Самоубийство и душа | страница 44



Это спокойствие согласуется со смертным переживанием умирающих психических больных, о которых сэр Вильям Ослер[4] сказал: "Малое, очень малое количество их жестоко страдают физически, и еще меньшее число все еще остаются в сознании". Смертная агония обычно начинается перед моментом органической смерти. Смерть приходит сначала как душевное переживание, после чего жизнь тела заканчивается. "Страх, — говорит Осис, — не является доминирующей эмоцией при умирании", для него более характерны душевный подъем и возбуждение. В других исследованиях процесса умирания описываются сходные явления. Страх умирания относится к переживанию смерти, отделимому от физической смерти и не зависящему от нее.

Если самоубийство — это порыв к трансформации, то мы можем рассматривать ситуацию многочисленных самоубийств после сброса бомбы[5] как попытку обновления коллективной психики путем сбрасывания с себя оков истории и бремени ее материальных накоплений. В мире, где материальные вещи и физическая жизнь поразительно преобладают над остальными ценностями, товары стали настолько "хорошими",[6] что приобрели «дьявольскую» власть, стремясь разрушить и себя, и нас вместе с ними.
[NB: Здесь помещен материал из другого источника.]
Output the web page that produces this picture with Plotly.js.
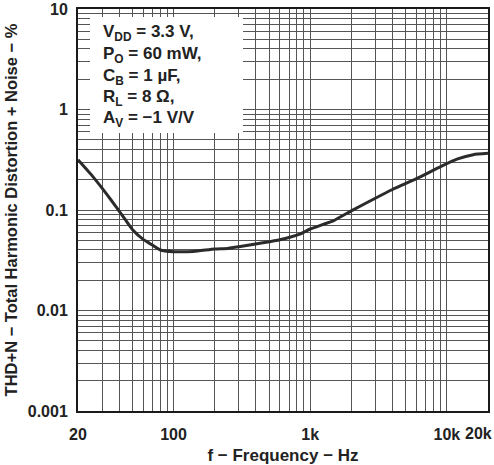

И все же не могло ли это зло в чем-нибудь оказаться замаскированным добром, чтобы показать нам, насколько неустойчивы и относительны наши современные ценности? Из-за бомбы мы живем в тени смерти. Там, где бомба может приблизить смертное переживание, совсем не обязательно возрастает вероятность массового самоубийства. Там, где люди цепляются за жизнь, самоубийство вызывает в них непреодолимое тяготение к уничтожению в огромных масштабах. Но там, где имеет место коллективная смерть, как, например, в нацистских концентрационных лагерях или на полях сражений, самоубийство случается редко. Причина в следующем: чем более привычным становится для людей смертное переживание, тем более вероятна и возможность трансформации для них. Мир находится ближе к коллективному самоубийству — увы, это так; но это не означает, что такое самоубийство действительно происходит. На вопрос: что же должно случиться, если подобного самоубийства не будет? — можно ответить: произойдет трансформация в коллективной психике. Таким образом, бомба может оказаться своего рода Божьим наказанием, которое Он послал Ною и жителям городов Равнины, побуждая не к смерти, а к радикальной трансформации в душах.

Тем, у кого порыв к самоубийству непосредственно не связан с Эго, но кажется голосом, или личностью, или содержимым бессознательного, подталкивающим, ведущим или приказывающим совершить самоубийство, можно было бы также сказать: "Мы не сможем встретить друг друга снова, пока не произойдет изменение, которое завершит ваше отождествление с вашей конкретной жизнью". Фантазии о самоубийстве освобождают от действительного и обычного видения вещей, обеспечивают человеку возможность встретиться с реальностями души. Эти реальности проявляются как образы и голоса, а также как внутренние импульсы, с которыми у человека устанавливается связь. Но для таких бесед со смертью человек должен воспринять сферу души с ее ночными духами, сверхъестественными эмоциями и хаотическими возгласами, где жизнь бестелесна и чрезвычайно автономна, как некую реальность. Тогда то, что появлялось в качестве регрессивных импульсов, раскроет свои положительные ценности.